What is required -> Using the entries shown below, output the line containing "Output the Python", the line containing "import math", and every line between them, exactly. Pictures are omitted.

Material ->
──────
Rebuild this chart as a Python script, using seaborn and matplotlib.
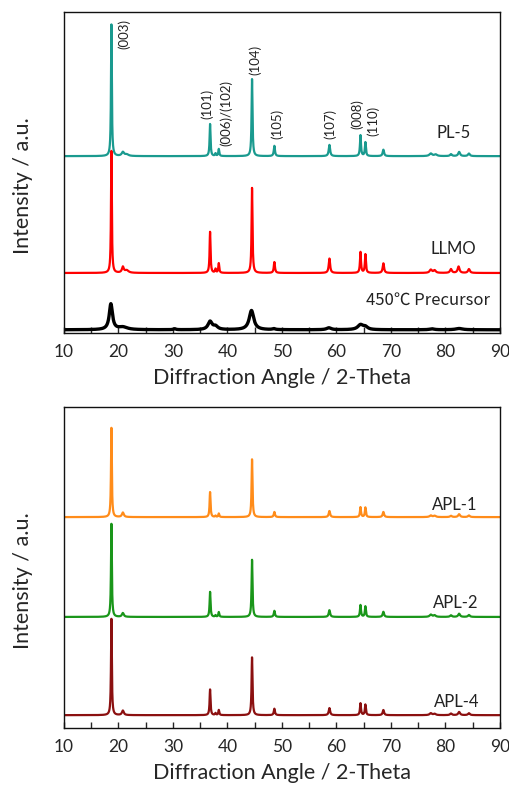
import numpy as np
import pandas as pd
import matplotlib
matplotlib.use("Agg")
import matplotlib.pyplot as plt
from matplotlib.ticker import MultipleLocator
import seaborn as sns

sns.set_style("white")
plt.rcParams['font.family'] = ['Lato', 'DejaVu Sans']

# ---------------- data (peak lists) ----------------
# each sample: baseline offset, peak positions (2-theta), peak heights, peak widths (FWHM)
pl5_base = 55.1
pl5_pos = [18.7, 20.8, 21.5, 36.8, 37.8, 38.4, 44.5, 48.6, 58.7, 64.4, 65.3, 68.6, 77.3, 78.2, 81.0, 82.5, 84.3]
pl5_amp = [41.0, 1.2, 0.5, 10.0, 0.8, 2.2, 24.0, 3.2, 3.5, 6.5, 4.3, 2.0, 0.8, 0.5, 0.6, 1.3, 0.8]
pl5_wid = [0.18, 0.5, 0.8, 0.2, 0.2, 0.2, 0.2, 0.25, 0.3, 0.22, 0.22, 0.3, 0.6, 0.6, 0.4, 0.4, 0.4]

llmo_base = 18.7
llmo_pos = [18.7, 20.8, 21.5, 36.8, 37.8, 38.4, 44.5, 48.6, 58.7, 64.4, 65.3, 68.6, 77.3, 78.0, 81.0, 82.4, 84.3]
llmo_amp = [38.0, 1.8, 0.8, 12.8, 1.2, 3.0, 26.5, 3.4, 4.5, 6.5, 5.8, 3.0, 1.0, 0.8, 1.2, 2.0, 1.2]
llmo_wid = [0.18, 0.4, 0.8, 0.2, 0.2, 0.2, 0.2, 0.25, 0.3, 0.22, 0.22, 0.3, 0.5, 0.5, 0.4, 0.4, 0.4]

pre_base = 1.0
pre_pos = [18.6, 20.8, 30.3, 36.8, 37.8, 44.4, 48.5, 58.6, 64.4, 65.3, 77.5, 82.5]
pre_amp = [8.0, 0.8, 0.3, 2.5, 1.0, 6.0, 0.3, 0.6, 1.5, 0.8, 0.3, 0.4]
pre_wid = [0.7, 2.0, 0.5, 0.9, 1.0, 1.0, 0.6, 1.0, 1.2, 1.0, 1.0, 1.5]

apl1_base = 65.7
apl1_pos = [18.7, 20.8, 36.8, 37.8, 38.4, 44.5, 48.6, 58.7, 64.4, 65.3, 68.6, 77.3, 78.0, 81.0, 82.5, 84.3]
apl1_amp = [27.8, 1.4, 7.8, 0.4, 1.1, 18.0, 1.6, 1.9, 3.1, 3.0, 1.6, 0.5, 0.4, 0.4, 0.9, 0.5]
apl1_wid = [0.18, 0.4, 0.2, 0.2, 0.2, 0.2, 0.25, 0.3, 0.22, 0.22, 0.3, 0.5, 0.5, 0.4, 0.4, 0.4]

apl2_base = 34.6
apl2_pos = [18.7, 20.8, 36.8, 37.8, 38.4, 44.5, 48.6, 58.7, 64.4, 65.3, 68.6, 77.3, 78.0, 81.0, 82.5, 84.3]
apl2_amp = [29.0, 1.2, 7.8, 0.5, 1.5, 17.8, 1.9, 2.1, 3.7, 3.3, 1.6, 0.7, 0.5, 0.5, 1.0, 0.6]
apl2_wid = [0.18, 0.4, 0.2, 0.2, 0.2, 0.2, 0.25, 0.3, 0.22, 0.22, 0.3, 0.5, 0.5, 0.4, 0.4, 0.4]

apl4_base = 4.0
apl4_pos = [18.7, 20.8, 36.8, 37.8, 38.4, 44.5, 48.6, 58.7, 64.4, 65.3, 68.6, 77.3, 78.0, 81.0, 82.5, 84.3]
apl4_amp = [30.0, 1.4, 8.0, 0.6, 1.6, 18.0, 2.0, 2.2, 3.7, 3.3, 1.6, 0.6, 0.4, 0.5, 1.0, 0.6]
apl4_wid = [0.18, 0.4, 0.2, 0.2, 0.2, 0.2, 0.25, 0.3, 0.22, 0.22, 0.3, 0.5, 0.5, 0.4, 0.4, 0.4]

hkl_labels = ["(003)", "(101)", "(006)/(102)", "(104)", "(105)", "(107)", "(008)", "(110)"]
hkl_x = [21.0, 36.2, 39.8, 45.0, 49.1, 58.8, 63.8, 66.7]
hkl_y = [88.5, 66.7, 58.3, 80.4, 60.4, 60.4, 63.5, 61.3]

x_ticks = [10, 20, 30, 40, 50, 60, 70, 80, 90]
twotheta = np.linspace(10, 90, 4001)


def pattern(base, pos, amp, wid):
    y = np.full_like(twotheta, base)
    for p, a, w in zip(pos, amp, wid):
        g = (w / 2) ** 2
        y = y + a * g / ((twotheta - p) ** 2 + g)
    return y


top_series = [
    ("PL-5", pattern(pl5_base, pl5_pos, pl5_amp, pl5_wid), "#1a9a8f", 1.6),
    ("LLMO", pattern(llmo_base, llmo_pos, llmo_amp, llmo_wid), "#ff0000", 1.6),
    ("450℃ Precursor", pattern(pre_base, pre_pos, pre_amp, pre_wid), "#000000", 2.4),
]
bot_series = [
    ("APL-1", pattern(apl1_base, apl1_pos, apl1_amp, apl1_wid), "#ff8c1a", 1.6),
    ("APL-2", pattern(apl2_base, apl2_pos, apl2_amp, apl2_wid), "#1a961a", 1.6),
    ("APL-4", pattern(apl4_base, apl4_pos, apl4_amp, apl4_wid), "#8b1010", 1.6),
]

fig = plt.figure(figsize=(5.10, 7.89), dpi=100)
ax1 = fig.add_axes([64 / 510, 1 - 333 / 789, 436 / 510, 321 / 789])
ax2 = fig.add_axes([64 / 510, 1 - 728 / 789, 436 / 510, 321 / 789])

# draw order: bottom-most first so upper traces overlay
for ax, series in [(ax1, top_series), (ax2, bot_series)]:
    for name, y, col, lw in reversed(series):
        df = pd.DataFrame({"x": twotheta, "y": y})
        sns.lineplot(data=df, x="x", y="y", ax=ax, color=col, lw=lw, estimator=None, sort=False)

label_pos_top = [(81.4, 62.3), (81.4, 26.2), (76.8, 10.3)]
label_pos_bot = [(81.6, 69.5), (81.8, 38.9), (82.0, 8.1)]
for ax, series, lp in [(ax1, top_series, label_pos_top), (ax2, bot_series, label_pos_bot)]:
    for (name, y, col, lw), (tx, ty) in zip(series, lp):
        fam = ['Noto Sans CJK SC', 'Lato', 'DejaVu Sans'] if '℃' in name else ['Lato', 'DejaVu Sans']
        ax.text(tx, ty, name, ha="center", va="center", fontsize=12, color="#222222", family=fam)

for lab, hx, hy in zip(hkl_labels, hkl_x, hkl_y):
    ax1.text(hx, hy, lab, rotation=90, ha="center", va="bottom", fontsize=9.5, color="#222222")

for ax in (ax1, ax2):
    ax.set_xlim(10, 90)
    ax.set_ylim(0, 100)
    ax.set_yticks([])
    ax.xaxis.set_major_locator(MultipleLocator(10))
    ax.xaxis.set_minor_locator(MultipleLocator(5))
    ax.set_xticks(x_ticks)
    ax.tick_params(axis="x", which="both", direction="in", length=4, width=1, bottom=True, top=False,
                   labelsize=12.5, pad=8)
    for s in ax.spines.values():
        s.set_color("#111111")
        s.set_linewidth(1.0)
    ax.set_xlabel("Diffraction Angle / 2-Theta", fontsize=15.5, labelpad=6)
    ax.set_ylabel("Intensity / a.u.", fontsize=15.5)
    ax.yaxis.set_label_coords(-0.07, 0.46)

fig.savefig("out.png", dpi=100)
──────
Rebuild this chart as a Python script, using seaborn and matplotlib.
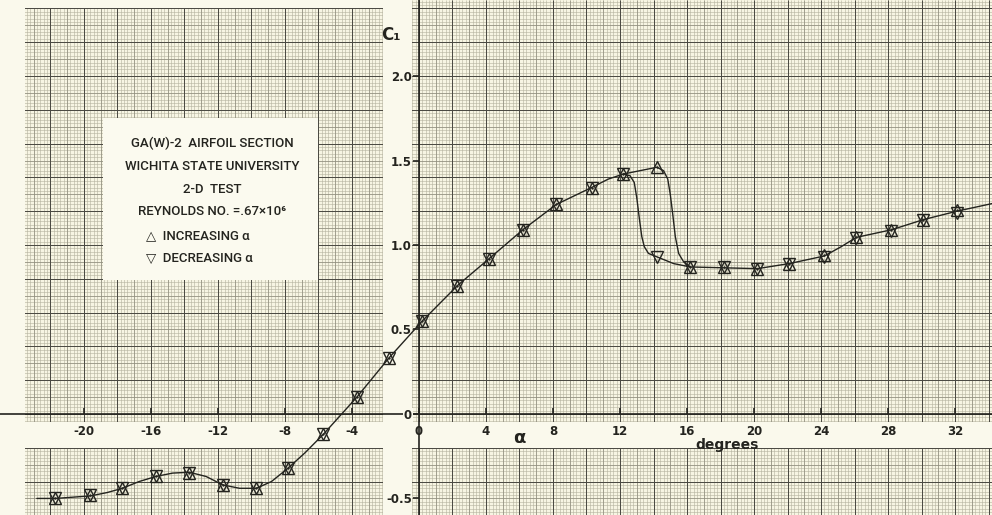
──────
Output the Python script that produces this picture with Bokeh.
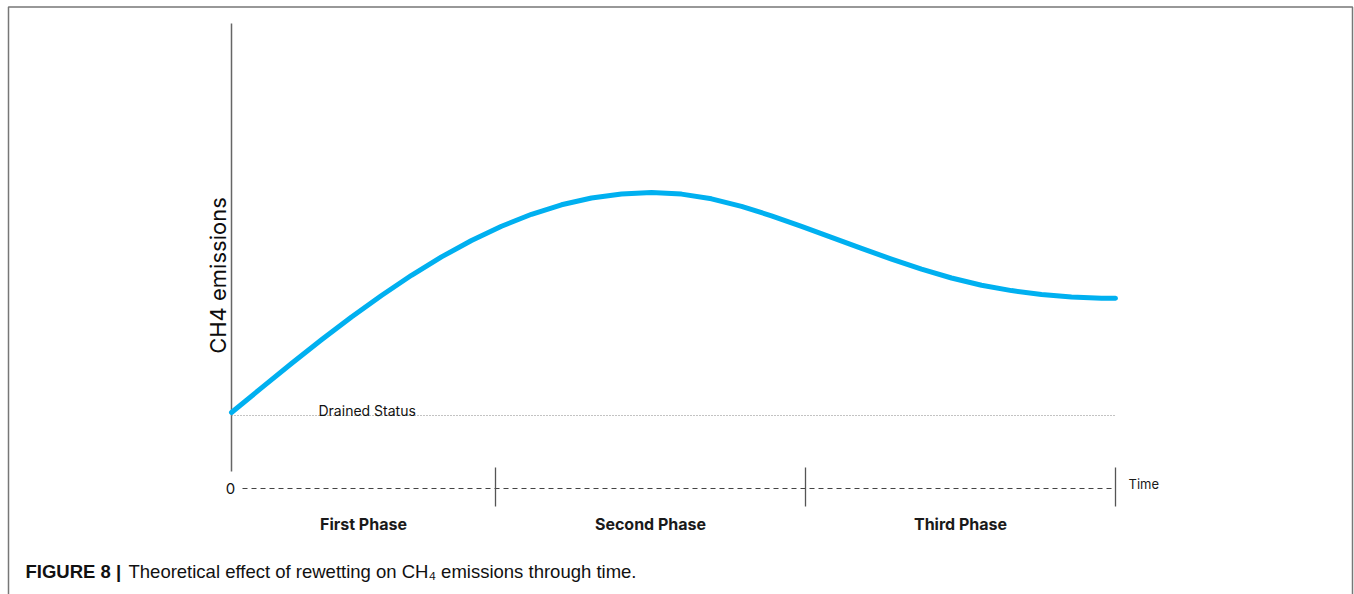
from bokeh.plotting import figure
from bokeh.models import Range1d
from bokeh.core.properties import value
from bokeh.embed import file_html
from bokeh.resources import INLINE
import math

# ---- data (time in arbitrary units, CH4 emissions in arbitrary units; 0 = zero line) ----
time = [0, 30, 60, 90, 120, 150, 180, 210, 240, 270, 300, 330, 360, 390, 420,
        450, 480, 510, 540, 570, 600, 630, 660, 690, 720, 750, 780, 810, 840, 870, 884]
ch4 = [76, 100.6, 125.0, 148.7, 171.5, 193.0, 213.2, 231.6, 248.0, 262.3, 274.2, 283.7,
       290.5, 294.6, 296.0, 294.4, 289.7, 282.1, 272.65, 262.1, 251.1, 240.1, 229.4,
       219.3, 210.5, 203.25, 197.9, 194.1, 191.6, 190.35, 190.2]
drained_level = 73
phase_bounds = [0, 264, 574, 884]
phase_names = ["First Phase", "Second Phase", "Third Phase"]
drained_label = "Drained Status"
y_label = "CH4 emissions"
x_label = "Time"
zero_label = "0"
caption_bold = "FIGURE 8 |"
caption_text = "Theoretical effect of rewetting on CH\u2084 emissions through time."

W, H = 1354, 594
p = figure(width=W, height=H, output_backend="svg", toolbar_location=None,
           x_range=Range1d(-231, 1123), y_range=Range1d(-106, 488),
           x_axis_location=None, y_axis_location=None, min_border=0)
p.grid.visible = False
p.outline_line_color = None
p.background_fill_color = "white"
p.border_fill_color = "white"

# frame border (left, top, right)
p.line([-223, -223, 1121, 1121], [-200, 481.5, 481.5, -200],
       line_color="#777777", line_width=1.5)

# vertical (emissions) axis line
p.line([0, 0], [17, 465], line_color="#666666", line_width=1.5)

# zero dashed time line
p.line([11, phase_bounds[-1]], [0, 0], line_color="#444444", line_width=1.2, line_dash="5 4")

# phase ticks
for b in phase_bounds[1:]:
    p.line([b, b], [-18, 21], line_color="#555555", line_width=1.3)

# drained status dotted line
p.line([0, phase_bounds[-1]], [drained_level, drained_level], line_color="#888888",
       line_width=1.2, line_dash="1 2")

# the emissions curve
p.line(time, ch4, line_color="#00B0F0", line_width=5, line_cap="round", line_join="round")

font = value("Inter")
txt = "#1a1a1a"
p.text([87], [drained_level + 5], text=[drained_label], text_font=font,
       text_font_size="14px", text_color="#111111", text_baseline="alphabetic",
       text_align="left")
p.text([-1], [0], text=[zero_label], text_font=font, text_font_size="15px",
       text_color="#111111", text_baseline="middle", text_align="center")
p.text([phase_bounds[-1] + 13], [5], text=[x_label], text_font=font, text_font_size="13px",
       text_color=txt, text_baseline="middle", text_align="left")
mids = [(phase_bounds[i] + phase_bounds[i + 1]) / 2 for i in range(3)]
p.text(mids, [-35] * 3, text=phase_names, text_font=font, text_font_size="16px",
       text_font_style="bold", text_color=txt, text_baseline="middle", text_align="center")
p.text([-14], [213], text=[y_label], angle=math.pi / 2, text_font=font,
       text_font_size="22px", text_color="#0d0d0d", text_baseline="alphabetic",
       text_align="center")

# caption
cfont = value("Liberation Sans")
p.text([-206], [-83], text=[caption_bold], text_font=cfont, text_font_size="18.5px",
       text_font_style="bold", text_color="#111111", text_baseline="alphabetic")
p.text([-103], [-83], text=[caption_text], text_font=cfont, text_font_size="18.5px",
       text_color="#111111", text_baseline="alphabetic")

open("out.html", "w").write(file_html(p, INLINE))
──────
Task result ->
Output the Python script that produces this picture with Bokeh.
from bokeh.plotting import figure
from bokeh.models import Range1d
from bokeh.core.properties import value
from bokeh.embed import file_html
from bokeh.resources import INLINE
import math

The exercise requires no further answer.